Just when the Palestinian "intifada" was slowly beginning to convince Israelis all across the political spectrum that Palestinian nationalism is authentic and that hanging on to the occupied territories isn't worth the cost; just when genuine, attractive, home-grown Palestinian spokesmen like Faisal Hussami, son of the only Palestinian hero of the 1948 war, were constructing a fragile political alliance with Israeli peace groups; just when sub-rosa congressional mutterings about Israeli "intransigence" seemed likely to become much more audible after the November elections; just when some leaders of American Jewish organizations were openly espousing the "dovish" critique of Prime Minister Yitzhak Shamir and his new right-wing government coalition; and just when President Bush and Secretary of State James Baker seemed poised to press some tough, probably unanswerable questions about Shamir's peacemaking intentions on Foreign Minister David Levy during his Washington debut -- just then did Saddam Hussein shatter the doves' hopes overnight. Then Yasser Arafat's PLO stomped on the shards by quickly coming to the defense of Baghdad. And soon after came the sound of the nearly unanimous cheering for Saddam that welled up from Palestinians in the territories, in Jerusalem, in Jordan and -- most chilling for Israelis -- in Nazareth and Haifa and Jaffa.

It was all too much for many of the most idealistic Israeli doves to swallow. This was, after all, Saddam Hussein who was being cheered, the "Butcher of Baghdad," who only three months earlier had threatened to "burn half of Israel" with poison gas and whose credibility for that kind of threat is impeccable.

Meanwhile, the doves' forlorn but perennial hope that American "pressure" would finally tip the political balance for them against Shamir and the Likud was again dashed. While the United States neither needed nor wanted any overt help from Israel as Bush went about deftly assembling his diplomatic and military coalition, certain practical fruits of U.S.-Israel "strategic cooperation" acquired enhanced contingency value. And Saddam's threat to Israel, whether immediate or long-term, is no longer so easily disparaged by Washington officials. Gratitude is uncommon in international politics, but it was widely expressed last week as some wryly recalled the international condemnation of Israel's preemptive strike on Iraq's nuclear reactor in 1981. Clearly, Israeli doves cannot now expect Bush or Baker to confront Shamir or Levy with hard choices about yielding territorial depth to Palestinians (or Jordanians!), at least not any time soon.

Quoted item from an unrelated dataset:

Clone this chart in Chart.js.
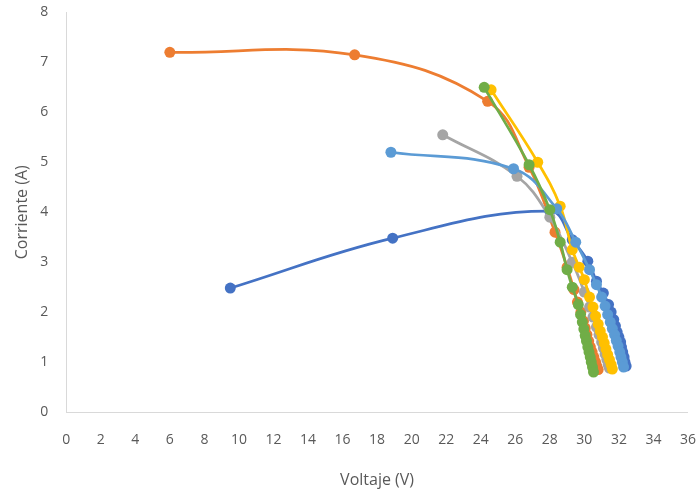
<!DOCTYPE html>
<html><head><meta charset="utf-8">
<script src="https://cdn.jsdelivr.net/npm/chart.js@4/dist/chart.umd.min.js"></script>
<style>html,body{margin:0;padding:0;background:#fff}#wrap{width:700px;height:495px}</style>
</head><body><div id="wrap"><canvas id="c"></canvas></div>
<script>
const xTicks = [0,2,4,6,8,10,12,14,16,18,20,22,24,26,28,30,32,34,36];
const yTicks = [0,1,2,3,4,5,6,7,8];
const xTitle = "Voltaje (V)";
const yTitle = "Corriente (A)";

const serieAzul = [[9.5,2.48],[18.9,3.48],[28.0,4.02],[29.3,3.45],[30.2,3.02],[30.7,2.62],[31.1,2.38],[31.4,2.15],[31.55,2.0],[31.7,1.85],[31.8,1.72],[31.9,1.6],[32.0,1.5],[32.1,1.4],[32.15,1.3],[32.22,1.2],[32.3,1.1],[32.35,1.0],[32.42,0.92]];
const serieNaranja = [[6.0,7.2],[16.7,7.15],[24.4,6.22],[26.8,4.9],[28.3,3.6],[29.0,2.9],[29.4,2.45],[29.6,2.2],[29.8,2.0],[29.95,1.82],[30.05,1.68],[30.15,1.55],[30.25,1.42],[30.35,1.3],[30.45,1.2],[30.55,1.1],[30.65,1.0],[30.72,0.92],[30.8,0.85]];
const serieGris = [[21.8,5.55],[26.1,4.72],[28.0,3.9],[29.3,3.0],[30.0,2.4],[30.3,2.1],[30.5,1.9],[30.7,1.7],[30.85,1.55],[31.0,1.4],[31.1,1.28],[31.2,1.16],[31.3,1.05],[31.38,0.95],[31.45,0.88]];
const serieAmarilla = [[24.6,6.45],[27.3,5.0],[28.6,4.12],[29.3,3.25],[29.7,2.9],[30.0,2.65],[30.3,2.3],[30.5,2.1],[30.65,1.92],[30.8,1.76],[30.92,1.62],[31.05,1.5],[31.15,1.38],[31.25,1.26],[31.35,1.15],[31.45,1.05],[31.55,0.95],[31.62,0.86]];
const serieCeleste = [[18.8,5.2],[25.9,4.87],[28.4,4.07],[29.5,3.4],[30.3,2.85],[30.7,2.55],[31.0,2.3],[31.2,2.12],[31.35,1.95],[31.5,1.8],[31.62,1.67],[31.75,1.55],[31.85,1.43],[31.95,1.32],[32.05,1.2],[32.12,1.1],[32.2,1.0],[32.27,0.9]];
const serieVerde = [[24.2,6.5],[26.8,4.95],[28.0,4.05],[28.6,3.4],[29.0,2.85],[29.3,2.5],[29.65,2.15],[29.78,1.95],[29.88,1.8],[29.97,1.66],[30.05,1.53],[30.12,1.42],[30.2,1.3],[30.27,1.2],[30.34,1.1],[30.4,1.0],[30.47,0.9],[30.53,0.8]];

const series = [serieAzul, serieNaranja, serieGris, serieAmarilla, serieCeleste, serieVerde];
const colors = ["#4472C4","#ED7D31","#A5A5A5","#FFC000","#5B9BD5","#70AD47"];

const datasets = series.map((s,i)=>({
  data: s.map(p=>({x:p[0],y:p[1]})),
  borderColor: colors[i], backgroundColor: colors[i],
  borderWidth: 2.75, pointRadius: 5.5, pointBorderWidth: 0,
  tension: 0.4, showLine: true, order: series.length - i
}));

const clear = 'rgba(0,0,0,0)';
const tickFont = {family:"'Open Sans', sans-serif", size:14};
new Chart(document.getElementById('c'), {
  type:'scatter',
  data:{datasets},
  options:{
    responsive:true, maintainAspectRatio:false, animation:false,
    layout:{padding:{left:13,right:2,top:9,bottom:3}},
    plugins:{legend:{display:false},tooltip:{enabled:false}},
    scales:{
      x:{min:0,max:36,
        afterBuildTicks: ax=>{ax.ticks = xTicks.map(v=>({value:v}));},
        grid:{display:true, color:clear, drawOnChartArea:false, drawTicks:true, tickLength:16, tickColor:clear},
        border:{display:true,color:'#D9D9D9',width:1},
        ticks:{color:'#595959',font:tickFont,padding:4,maxRotation:0,autoSkip:false},
        title:{display:true,text:xTitle,color:'#595959',font:{family:"'Open Sans', sans-serif",size:16},padding:{top:18,bottom:2}}
      },
      y:{min:0,max:8,
        afterBuildTicks: ax=>{ax.ticks = yTicks.map(v=>({value:v}));},
        grid:{display:true, color:clear, drawOnChartArea:false, drawTicks:true, tickLength:14, tickColor:clear},
        border:{display:true,color:'#D9D9D9',width:1},
        ticks:{color:'#595959',font:tickFont,padding:4},
        title:{display:true,text:yTitle,color:'#595959',font:{family:"'Open Sans', sans-serif",size:16},padding:{top:0,bottom:4}}
      }
    }
  }
});
</script></body></html>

During Levy's visit to Washington this week, we can of course anticipate some brave words about the continued importance of an Israeli-Palestinian peace process. Israeli doves should not, however, take much encouragement. The U.S. priority will now go to establishing a long-term personal working relationship with this least-known Israeli leader, the only non-English-speaking Israeli foreign minister in history. What U.S. officials do know about Levy is that he is not so much an ideologue as a self-made, underrated, clever, occasionally demagogic "ward politician" with a prickly ego who has both the determination and a reasonable chance to become prime minister after Shamir. They also know that he has occasionally dissented at crucial moments from hard-line Likud orthodoxy. They undoubtedly hope he may do so again -- not now, surely, but somewhere down the tortuous road that leads through the diplomatic swamp called "peace process" toward that most elusive of goals, Arab-Israeli peace.

So once again the doves will mourn a lost opportunity to force Shamir and Levy to confront hard choices about the occupied territories. And once again an American president will conclude that Israel is an important ally at a time of crisis in the Middle East, a prickly but valuable ally to consult, rather than an intransigent teenage child to punish.

It's too bad the same lesson has to be learned over and over by successive presidents.

The writer was U.S. ambassador to Israel for eight years under presidents Carter and Reagan.